[Instruction]
Pictures are not part of the copy. Give again exactly the lines from the one with "Emit a Python" to the one with "66.5, 79.6, 57.4, 62.2, 65.2, 60.4, 46.6, 52.1]", inclusive.
___ Task data
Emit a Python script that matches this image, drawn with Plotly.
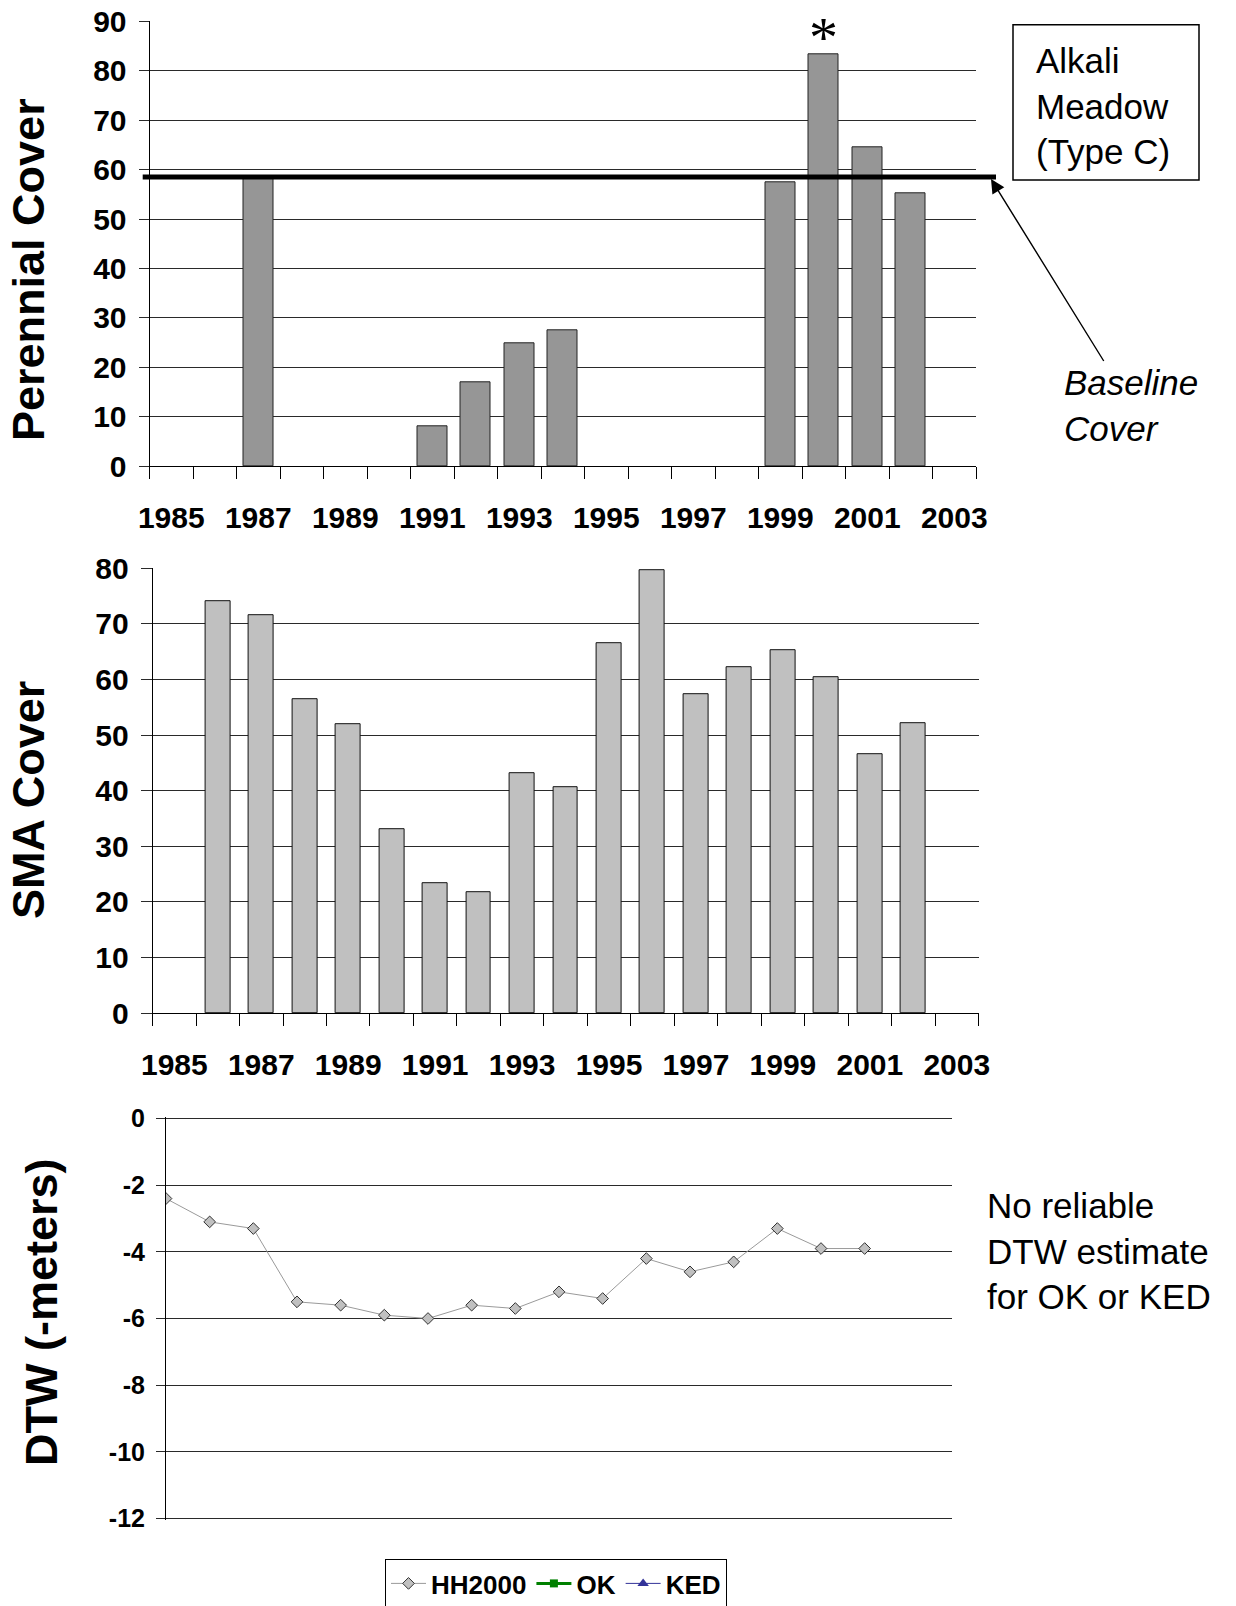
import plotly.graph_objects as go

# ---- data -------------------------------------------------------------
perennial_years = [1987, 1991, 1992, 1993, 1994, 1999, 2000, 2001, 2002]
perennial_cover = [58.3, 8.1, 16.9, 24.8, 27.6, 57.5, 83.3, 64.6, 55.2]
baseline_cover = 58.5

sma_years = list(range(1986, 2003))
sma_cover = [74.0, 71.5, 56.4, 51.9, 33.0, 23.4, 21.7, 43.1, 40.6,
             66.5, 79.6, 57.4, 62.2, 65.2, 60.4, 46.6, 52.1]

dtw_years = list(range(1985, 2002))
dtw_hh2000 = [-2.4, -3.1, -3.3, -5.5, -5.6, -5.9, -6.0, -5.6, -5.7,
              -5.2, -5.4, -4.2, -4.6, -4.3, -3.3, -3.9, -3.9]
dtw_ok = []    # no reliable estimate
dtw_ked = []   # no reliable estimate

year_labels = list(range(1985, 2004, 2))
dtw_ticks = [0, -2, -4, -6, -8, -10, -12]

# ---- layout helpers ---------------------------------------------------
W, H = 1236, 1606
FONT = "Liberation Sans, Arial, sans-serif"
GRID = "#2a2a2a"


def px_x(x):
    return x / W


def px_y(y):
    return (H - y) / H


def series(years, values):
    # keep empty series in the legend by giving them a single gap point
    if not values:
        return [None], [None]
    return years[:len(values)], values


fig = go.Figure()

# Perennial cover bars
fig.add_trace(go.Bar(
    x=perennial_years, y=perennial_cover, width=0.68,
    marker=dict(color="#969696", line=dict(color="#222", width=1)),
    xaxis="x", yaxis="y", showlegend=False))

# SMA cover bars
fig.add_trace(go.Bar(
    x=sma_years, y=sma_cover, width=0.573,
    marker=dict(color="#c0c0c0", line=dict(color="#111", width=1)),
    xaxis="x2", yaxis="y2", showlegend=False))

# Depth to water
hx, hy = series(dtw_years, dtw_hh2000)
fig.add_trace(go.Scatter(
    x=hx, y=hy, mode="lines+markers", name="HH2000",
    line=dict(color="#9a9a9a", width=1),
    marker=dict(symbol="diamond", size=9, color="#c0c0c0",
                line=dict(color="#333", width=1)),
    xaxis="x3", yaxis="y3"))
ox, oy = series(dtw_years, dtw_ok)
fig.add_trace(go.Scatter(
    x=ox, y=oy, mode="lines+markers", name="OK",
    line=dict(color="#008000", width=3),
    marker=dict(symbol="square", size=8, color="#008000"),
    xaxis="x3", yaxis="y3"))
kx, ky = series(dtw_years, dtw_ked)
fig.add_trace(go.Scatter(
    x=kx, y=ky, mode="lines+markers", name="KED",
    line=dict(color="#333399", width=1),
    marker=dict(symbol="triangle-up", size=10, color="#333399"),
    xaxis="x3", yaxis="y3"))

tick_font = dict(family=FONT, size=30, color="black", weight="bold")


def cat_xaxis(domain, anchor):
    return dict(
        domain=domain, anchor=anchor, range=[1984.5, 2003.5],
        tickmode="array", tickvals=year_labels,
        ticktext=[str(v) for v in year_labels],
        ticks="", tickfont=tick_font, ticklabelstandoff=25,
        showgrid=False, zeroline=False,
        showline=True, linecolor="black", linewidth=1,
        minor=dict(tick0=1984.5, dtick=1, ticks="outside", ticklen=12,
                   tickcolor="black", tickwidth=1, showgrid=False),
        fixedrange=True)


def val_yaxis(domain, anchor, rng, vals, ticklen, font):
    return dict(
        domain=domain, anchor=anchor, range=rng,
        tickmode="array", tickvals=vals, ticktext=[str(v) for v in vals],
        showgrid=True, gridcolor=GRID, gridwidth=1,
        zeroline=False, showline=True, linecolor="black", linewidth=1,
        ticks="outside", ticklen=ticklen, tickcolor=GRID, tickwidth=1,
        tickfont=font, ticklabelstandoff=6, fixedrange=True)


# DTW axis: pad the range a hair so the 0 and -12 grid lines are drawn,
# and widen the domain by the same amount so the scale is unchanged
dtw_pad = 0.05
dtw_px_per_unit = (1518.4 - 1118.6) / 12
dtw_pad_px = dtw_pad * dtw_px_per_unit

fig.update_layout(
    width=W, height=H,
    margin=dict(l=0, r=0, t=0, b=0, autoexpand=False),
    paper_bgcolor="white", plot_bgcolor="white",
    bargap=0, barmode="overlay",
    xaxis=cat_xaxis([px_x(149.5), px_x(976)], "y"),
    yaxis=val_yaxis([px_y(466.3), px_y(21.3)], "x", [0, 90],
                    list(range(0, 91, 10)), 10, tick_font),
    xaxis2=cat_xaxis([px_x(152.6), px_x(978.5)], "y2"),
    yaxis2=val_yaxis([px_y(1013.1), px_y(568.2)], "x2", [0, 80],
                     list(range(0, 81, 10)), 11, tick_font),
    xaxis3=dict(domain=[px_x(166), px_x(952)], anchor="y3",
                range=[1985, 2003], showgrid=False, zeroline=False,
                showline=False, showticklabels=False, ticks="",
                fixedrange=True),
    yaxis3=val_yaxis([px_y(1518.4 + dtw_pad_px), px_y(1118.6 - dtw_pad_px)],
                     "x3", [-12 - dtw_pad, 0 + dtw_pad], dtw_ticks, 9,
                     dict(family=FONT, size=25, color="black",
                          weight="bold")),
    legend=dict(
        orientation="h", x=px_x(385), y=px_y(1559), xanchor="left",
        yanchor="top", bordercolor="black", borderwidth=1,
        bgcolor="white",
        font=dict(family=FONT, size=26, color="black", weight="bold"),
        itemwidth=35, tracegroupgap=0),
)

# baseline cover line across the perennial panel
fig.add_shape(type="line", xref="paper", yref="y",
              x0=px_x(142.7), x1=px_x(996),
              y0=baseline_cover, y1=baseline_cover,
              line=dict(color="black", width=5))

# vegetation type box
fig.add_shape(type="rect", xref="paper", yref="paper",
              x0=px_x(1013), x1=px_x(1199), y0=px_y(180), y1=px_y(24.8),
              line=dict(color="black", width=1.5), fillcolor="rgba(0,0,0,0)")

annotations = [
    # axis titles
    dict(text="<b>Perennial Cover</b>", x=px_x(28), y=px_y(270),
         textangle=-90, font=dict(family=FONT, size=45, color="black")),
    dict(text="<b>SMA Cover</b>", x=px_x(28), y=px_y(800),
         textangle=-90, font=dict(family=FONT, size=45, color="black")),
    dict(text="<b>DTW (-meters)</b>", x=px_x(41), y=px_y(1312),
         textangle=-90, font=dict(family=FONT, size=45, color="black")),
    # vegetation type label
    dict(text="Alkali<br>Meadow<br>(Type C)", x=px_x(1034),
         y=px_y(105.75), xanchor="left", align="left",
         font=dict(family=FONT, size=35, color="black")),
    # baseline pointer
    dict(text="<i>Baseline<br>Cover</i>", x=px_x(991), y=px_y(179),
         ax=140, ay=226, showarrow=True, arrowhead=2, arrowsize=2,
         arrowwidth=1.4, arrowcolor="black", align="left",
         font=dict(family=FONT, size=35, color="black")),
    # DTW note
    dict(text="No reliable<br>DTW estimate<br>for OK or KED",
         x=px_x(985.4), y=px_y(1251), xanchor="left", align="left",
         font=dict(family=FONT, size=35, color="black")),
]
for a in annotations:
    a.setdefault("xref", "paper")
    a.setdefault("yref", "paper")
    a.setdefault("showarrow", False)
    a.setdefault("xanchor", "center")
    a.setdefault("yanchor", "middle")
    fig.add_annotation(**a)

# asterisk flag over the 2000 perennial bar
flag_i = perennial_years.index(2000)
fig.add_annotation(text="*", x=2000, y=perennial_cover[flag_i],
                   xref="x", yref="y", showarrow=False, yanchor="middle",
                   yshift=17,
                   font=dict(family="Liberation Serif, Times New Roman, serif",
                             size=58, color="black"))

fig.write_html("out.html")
______
___ Task data
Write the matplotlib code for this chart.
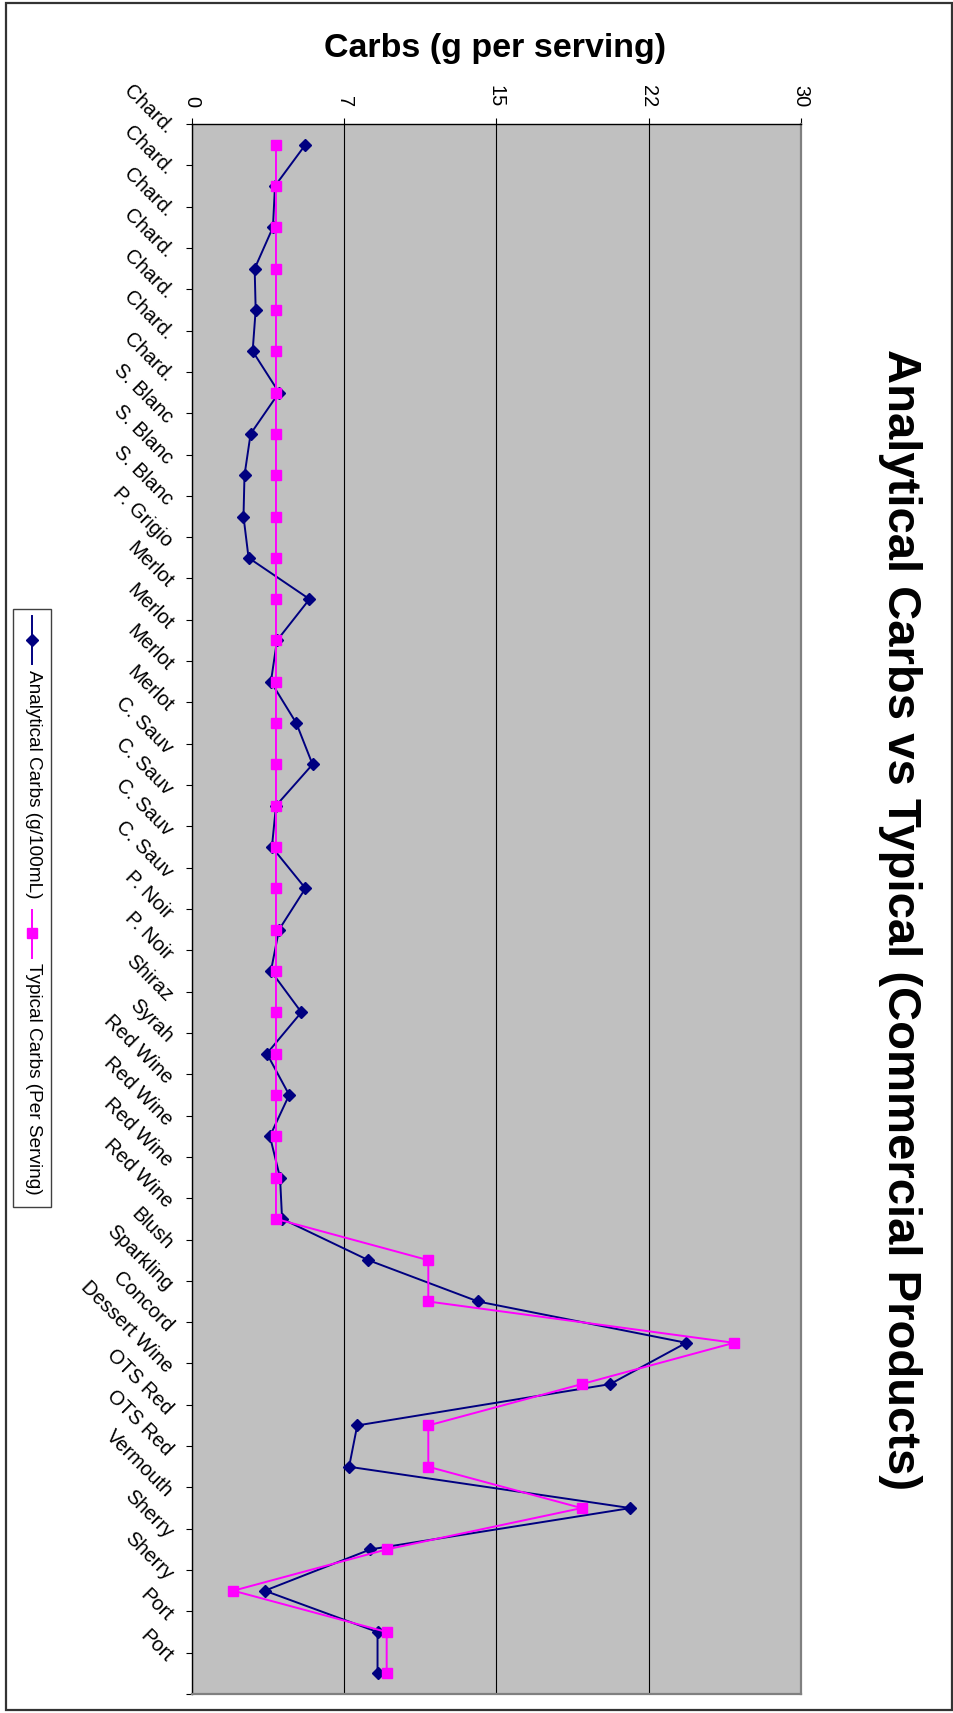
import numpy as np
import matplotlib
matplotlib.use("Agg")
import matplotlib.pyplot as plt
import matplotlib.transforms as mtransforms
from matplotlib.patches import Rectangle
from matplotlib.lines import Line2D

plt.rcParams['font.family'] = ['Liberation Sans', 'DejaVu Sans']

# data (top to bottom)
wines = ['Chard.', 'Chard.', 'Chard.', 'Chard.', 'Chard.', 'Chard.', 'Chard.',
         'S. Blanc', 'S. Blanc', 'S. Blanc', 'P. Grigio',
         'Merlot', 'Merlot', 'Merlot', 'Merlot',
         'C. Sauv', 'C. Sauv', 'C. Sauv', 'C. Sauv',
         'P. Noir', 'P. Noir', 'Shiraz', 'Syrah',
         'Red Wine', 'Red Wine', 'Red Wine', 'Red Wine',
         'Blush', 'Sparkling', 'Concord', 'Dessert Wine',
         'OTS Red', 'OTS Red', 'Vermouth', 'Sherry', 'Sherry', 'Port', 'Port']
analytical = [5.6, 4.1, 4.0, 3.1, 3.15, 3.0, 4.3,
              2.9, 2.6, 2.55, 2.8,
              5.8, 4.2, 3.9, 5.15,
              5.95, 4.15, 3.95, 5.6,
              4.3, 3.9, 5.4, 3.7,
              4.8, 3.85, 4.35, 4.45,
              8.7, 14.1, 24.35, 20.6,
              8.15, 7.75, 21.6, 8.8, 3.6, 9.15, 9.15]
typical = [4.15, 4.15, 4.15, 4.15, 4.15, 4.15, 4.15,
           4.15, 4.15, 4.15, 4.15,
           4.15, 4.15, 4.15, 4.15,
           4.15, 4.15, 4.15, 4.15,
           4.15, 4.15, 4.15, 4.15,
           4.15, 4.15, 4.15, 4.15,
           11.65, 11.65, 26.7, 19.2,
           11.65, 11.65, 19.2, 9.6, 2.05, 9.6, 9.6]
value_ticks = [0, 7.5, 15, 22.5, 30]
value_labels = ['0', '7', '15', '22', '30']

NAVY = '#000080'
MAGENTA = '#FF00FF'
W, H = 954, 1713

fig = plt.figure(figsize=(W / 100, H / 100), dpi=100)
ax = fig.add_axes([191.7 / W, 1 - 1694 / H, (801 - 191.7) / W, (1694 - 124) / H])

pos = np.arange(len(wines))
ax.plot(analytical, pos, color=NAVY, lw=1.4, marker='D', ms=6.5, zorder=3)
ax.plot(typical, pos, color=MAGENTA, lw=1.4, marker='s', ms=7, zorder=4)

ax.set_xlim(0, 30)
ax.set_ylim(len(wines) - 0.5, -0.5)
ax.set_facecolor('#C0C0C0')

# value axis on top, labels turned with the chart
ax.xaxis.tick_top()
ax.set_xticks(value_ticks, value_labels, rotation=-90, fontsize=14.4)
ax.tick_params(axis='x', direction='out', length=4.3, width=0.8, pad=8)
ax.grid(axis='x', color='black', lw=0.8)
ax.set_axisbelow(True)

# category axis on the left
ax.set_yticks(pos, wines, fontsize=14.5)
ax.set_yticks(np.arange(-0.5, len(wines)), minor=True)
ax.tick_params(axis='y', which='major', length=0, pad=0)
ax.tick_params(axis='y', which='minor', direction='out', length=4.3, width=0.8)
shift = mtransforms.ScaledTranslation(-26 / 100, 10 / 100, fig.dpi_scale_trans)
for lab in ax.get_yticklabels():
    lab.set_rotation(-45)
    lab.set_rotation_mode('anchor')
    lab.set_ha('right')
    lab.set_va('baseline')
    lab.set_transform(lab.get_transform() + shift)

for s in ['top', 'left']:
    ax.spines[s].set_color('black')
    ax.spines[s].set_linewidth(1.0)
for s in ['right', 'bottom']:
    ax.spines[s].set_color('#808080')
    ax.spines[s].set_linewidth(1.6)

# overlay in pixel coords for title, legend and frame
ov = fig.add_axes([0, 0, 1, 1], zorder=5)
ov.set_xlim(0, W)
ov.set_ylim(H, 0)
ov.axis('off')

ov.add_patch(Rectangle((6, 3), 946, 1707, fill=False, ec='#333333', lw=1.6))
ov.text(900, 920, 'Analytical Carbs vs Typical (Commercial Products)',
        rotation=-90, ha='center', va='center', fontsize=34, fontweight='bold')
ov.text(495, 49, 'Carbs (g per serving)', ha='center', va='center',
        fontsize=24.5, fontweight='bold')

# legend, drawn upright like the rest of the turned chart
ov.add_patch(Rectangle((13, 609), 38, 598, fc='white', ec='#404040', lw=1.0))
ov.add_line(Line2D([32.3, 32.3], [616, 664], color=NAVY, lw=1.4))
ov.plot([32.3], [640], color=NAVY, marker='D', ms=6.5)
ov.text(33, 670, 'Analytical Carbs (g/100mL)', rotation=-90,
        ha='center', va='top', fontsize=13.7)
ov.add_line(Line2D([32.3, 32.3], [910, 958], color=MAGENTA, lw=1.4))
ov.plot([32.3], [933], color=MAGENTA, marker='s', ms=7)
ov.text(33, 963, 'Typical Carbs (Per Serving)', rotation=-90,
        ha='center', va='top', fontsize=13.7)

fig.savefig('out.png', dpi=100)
______
[The answer]
Emit a Python script that matches this image, drawn with Plotly.
import plotly.graph_objects as go

# ---- data -------------------------------------------------------------
perennial_years = [1987, 1991, 1992, 1993, 1994, 1999, 2000, 2001, 2002]
perennial_cover = [58.3, 8.1, 16.9, 24.8, 27.6, 57.5, 83.3, 64.6, 55.2]
baseline_cover = 58.5

sma_years = list(range(1986, 2003))
sma_cover = [74.0, 71.5, 56.4, 51.9, 33.0, 23.4, 21.7, 43.1, 40.6,
             66.5, 79.6, 57.4, 62.2, 65.2, 60.4, 46.6, 52.1]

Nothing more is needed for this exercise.